The problem: Track down each line that has the word "chart" and copy it.
** begin **
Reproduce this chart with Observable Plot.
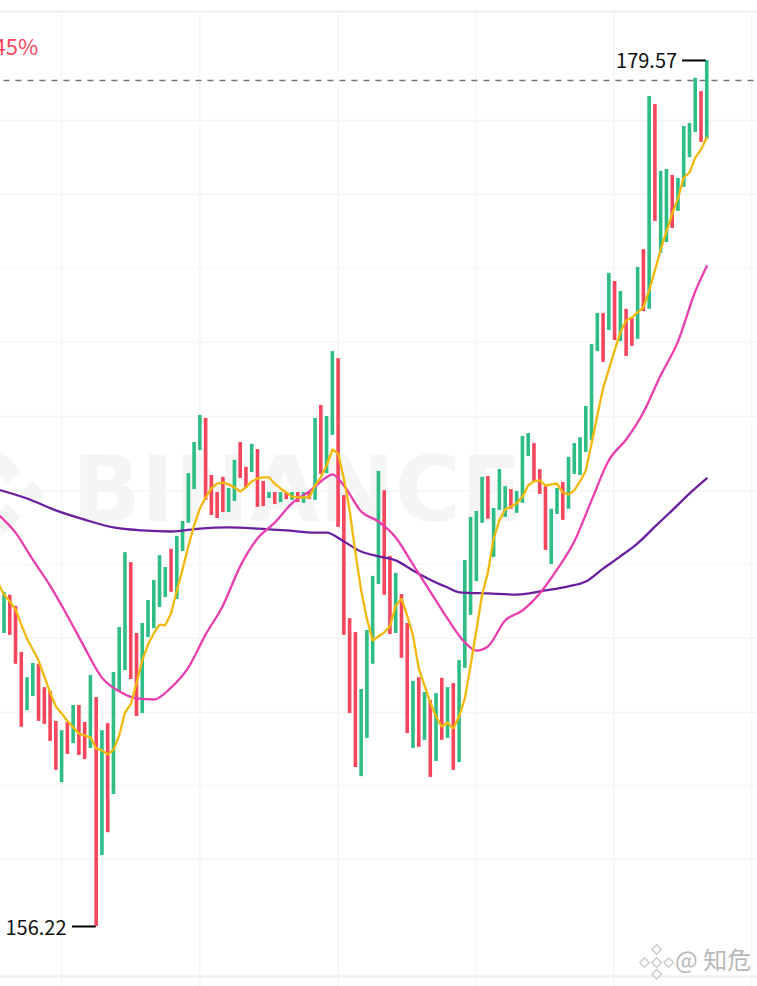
<!DOCTYPE html>
<html>
<head>
<meta charset="utf-8">
<style>html,body{margin:0;padding:0;background:#fff}svg{display:block}</style>
<script src="https://cdn.jsdelivr.net/npm/d3@7"></script>
<script src="https://cdn.jsdelivr.net/npm/@observablehq/plot@0.6"></script>
</head>
<body>
<div id="chart"></div>
<script>
// Candles run from index -1 to 122
const firstIndex = -1;
const sideList = "r g r r r g g r r r r g r g r r g r g r g g g r r g g g g g r g g g g g r r r r g g r r g r r g r g r g r g r g r g g r r r r g g g g r r g r r g r g r g r g r g g g g g r g g g r g g g r r r g g r g g g g g g r g r g r r g r g r g g r g g g g r g".split(" ");
const highs = [165.47,165.23,165.15,164.85,163.61,162.93,163.31,163.29,162.66,162.56,161.75,161.50,161.72,162.18,162.18,161.72,162.99,162.39,161.50,161.69,163.07,164.28,166.30,166.03,164.12,164.39,165.01,165.55,166.22,165.90,166.39,166.74,167.14,168.43,169.27,170.00,169.92,168.38,167.92,168.33,168.03,168.79,169.27,168.60,169.22,169.08,168.22,167.92,167.92,167.92,167.92,167.92,167.92,167.92,167.92,169.92,170.27,169.97,171.72,171.53,167.84,164.52,164.15,162.61,164.20,165.66,168.49,167.97,166.20,165.74,165.17,164.39,162.83,162.93,162.53,162.31,162.50,162.91,162.66,162.77,163.39,166.09,167.25,167.41,168.33,168.35,167.49,168.54,168.08,168.00,167.95,169.43,169.51,169.24,168.54,168.08,167.47,168.03,168.19,168.87,169.24,169.40,170.24,171.91,172.75,172.75,173.83,173.61,173.34,172.86,172.61,173.99,174.47,178.60,178.38,176.58,176.63,176.47,176.39,177.79,177.87,179.09,178.73,179.57];
const lows = [164.42,164.12,164.07,163.29,161.59,162.04,162.42,161.75,161.67,161.21,160.43,160.10,160.86,161.15,160.83,160.72,161.02,156.22,158.13,158.75,159.78,162.53,163.12,162.88,161.88,161.96,164.01,164.25,164.82,165.09,165.23,165.04,166.33,167.09,168.00,169.05,167.71,167.30,167.22,167.38,167.38,167.68,168.30,168.03,168.46,167.52,167.54,167.76,167.60,167.65,167.73,167.71,167.65,167.63,167.73,167.71,168.41,168.43,169.46,166.98,164.07,161.96,160.51,160.26,161.29,163.29,165.44,165.15,164.09,164.12,163.45,161.42,161.02,161.05,161.24,160.24,160.67,161.24,161.29,160.43,160.64,163.18,164.61,165.52,167.09,167.20,166.17,167.44,167.25,167.47,167.36,167.63,168.89,168.19,167.87,166.36,165.98,167.33,167.17,167.47,168.41,168.38,169.00,169.32,171.72,171.43,172.29,172.02,171.99,171.59,171.86,172.05,172.80,172.86,175.23,174.37,174.66,175.04,175.50,176.15,176.95,177.63,177.36,177.44];
const ma7 = [165.47,165.17,164.98,164.77,164.36,163.98,163.69,163.39,162.96,162.53,162.15,161.96,161.77,161.59,161.42,161.37,161.32,161.02,160.97,160.86,160.99,161.37,161.99,162.21,162.77,163.39,163.82,164.12,164.36,164.34,164.66,165.28,165.85,166.47,167.03,167.49,167.79,168.03,168.16,168.19,168.14,168.06,167.95,168.06,168.22,168.30,168.33,168.33,168.16,168.03,167.92,167.81,167.79,167.79,167.79,168.11,168.33,168.65,169.08,168.97,168.30,167.44,166.30,165.28,164.52,163.93,164.04,164.15,164.31,164.87,165.06,164.60,164.07,163.18,162.72,162.26,161.88,161.61,161.72,161.56,161.88,162.37,163.26,164.20,165.17,165.76,166.68,167.17,167.47,167.54,167.63,167.81,168.11,168.22,168.25,168.11,168.14,168.16,167.92,167.87,167.98,168.22,168.51,169.24,170.00,170.73,171.24,171.75,172.24,172.56,172.64,172.78,172.91,173.37,173.91,174.47,174.96,175.43,175.85,176.41,176.55,176.95,177.17,177.49];
const ma25Index = [-1,2,5,8,11,14,17,20,23,26,29,32,35,38,41,44,47,50,53,56,57,59,62,65,68,71,74,77,80,82,84,87,90,93,96,99,102,105,108,111,114,117,120,122];
const ma25 = [167.33,166.84,166.11,165.41,164.60,163.74,162.93,162.56,162.37,162.34,162.66,163.20,164.09,164.87,165.93,166.68,167.11,167.63,167.95,168.33,168.41,168.11,167.41,167.14,166.71,165.98,165.25,164.52,163.88,163.66,163.77,164.47,164.74,165.20,165.84,166.60,167.71,168.79,169.35,170.08,171.08,171.99,173.34,174.02];
const ma99Index = [-1,4,9,14,19,24,29,34,39,44,49,54,56,59,62,65,68,71,74,77,79,84,89,94,98,101,104,107,110,113,116,119,122];
const ma99 = [168.00,167.76,167.44,167.19,166.98,166.90,166.87,166.95,166.98,166.95,166.90,166.84,166.84,166.60,166.33,166.20,166.09,165.82,165.57,165.36,165.23,165.20,165.17,165.28,165.39,165.52,165.87,166.20,166.55,167.00,167.44,167.89,168.30];

const lastPrice = 179.03;
const highLabel = {index: 122, price: 179.57, text: "179.57"};
const lowLabel = {index: 16, price: 156.22, text: "156.22"};
const changeText = "45%";
const creditText = "@ 知危";
const watermarkText = "BINANCE";
const gridPrices = [177.95,175.96,173.96,171.97,169.97,167.97,165.98,163.99,161.99,160.02,158.03];
const gridIndices = [10.0,34.0,58.0,81.9,105.9,129.8];

const UP = "#2EBD85", DOWN = "#F6465D", WM = "#F5F5F5";
const candles = highs.map((h, i) => ({i: firstIndex + i, h, l: lows[i], side: sideList[i]}));
const line7 = ma7.map((p, i) => ({i: firstIndex + i, p}));
const line25 = ma25.map((p, i) => ({i: ma25Index[i], p}));
const line99 = ma99.map((p, i) => ({i: ma99Index[i], p}));

const xDomain = [-0.816, 130.6], yDomain = [181.187, 154.602];
const E = xDomain[1], TOP = 180.89, BOT = 154.87;
const font = "'Noto Sans CJK SC','Noto Sans',sans-serif";

const chart = Plot.plot({
  width: 757, height: 986,
  marginTop: 0, marginRight: 0, marginBottom: 0, marginLeft: 0,
  style: {background: "#fff", fontFamily: font},
  x: {domain: xDomain, range: [-1.2, 755.8], axis: null},
  y: {domain: yDomain, range: [0, 986], axis: null},
  marks: [
    // grid
    Plot.ruleY(gridPrices, {stroke: "#F6F6F6", strokeWidth: 1.6}),
    Plot.ruleX(gridIndices, {y1: TOP, y2: yDomain[1], stroke: "#F6F6F6", strokeWidth: 1.6}),
    Plot.ruleY([TOP, BOT], {stroke: "#EEEEEE", strokeWidth: 2}),
    // watermark
    Plot.text([watermarkText], {x: [50.9], y: [167.93], text: d => d, fontSize: 90, fontWeight: 700, fill: WM, fontFamily: "'DejaVu Sans',sans-serif"}),
    Plot.dot([{i: 4.95, p: 167.9}], {x: "i", y: "p", symbol: "square", r: 10, rotate: 45, fill: WM}),
    Plot.line([{i: -1.5, p: 168.84}, {i: 1.7, p: 168.33}], {x: "i", y: "p", stroke: WM, strokeWidth: 19, strokeLinecap: "butt"}),
    Plot.line([{i: -1.5, p: 166.93}, {i: 1.7, p: 167.44}], {x: "i", y: "p", stroke: WM, strokeWidth: 19, strokeLinecap: "butt"}),
    // last price
    Plot.ruleY([lastPrice], {x1: 0, x2: E, stroke: "#777", strokeWidth: 1.4, strokeDasharray: "6,6"}),
    // candles
    Plot.ruleX(candles, {x: "i", y1: "h", y2: "l", stroke: d => d.side === "g" ? UP : DOWN, strokeWidth: 3.6}),
    // moving averages
    Plot.line(line99, {x: "i", y: "p", stroke: "#6B1F9E", strokeWidth: 2.3, curve: "monotone-x"}),
    Plot.line(line25, {x: "i", y: "p", stroke: "#E93DB0", strokeWidth: 2.3, curve: "monotone-x"}),
    Plot.line(line7, {x: "i", y: "p", stroke: "#F0B90B", strokeWidth: 2.3}),
    // high / low tags
    Plot.ruleY([highLabel], {y: "price", x1: d => d.index - 4.2, x2: d => d.index - 0.1, stroke: "#000", strokeWidth: 2}),
    Plot.text([highLabel], {x: d => d.index - 5.15, y: "price", dy: 1, text: "text", textAnchor: "end", fontSize: 20, fill: "#111", fontFamily: font}),
    Plot.ruleY([lowLabel], {y: "price", x1: d => d.index - 4.1, x2: d => d.index, stroke: "#000", strokeWidth: 2}),
    Plot.text([lowLabel], {x: d => d.index - 5.15, y: "price", dy: 2, text: "text", textAnchor: "end", fontSize: 20, fill: "#111", fontFamily: font}),
    // change text clipped at the left edge
    Plot.text([changeText], {x: [5.95], y: [179.92], text: d => d, textAnchor: "end", fontSize: 22, fill: DOWN, fontFamily: font}),
    // bottom-right credit
    Plot.dot([{i: 113.3, p: 155.6}, {i: 111.2, p: 155.25}, {i: 115.4, p: 155.25}, {i: 113.3, p: 154.93}, {i: 113.3, p: 155.25}], {x: "i", y: "p", symbol: "square", r: 3.8, rotate: 45, fill: "#fff", stroke: "#CCC", strokeWidth: 1.4}),
    Plot.text([creditText], {x: [116.5], y: [155.28], text: d => d, textAnchor: "start", fontSize: 24, fill: "#B8B8B8", fontFamily: font})
  ]
});
document.getElementById("chart").append(chart);
</script>
</body>
</html>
** end **
The reply:
Reproduce this chart with Observable Plot.
<div id="chart"></div>
const chart = Plot.plot({
document.getElementById("chart").append(chart);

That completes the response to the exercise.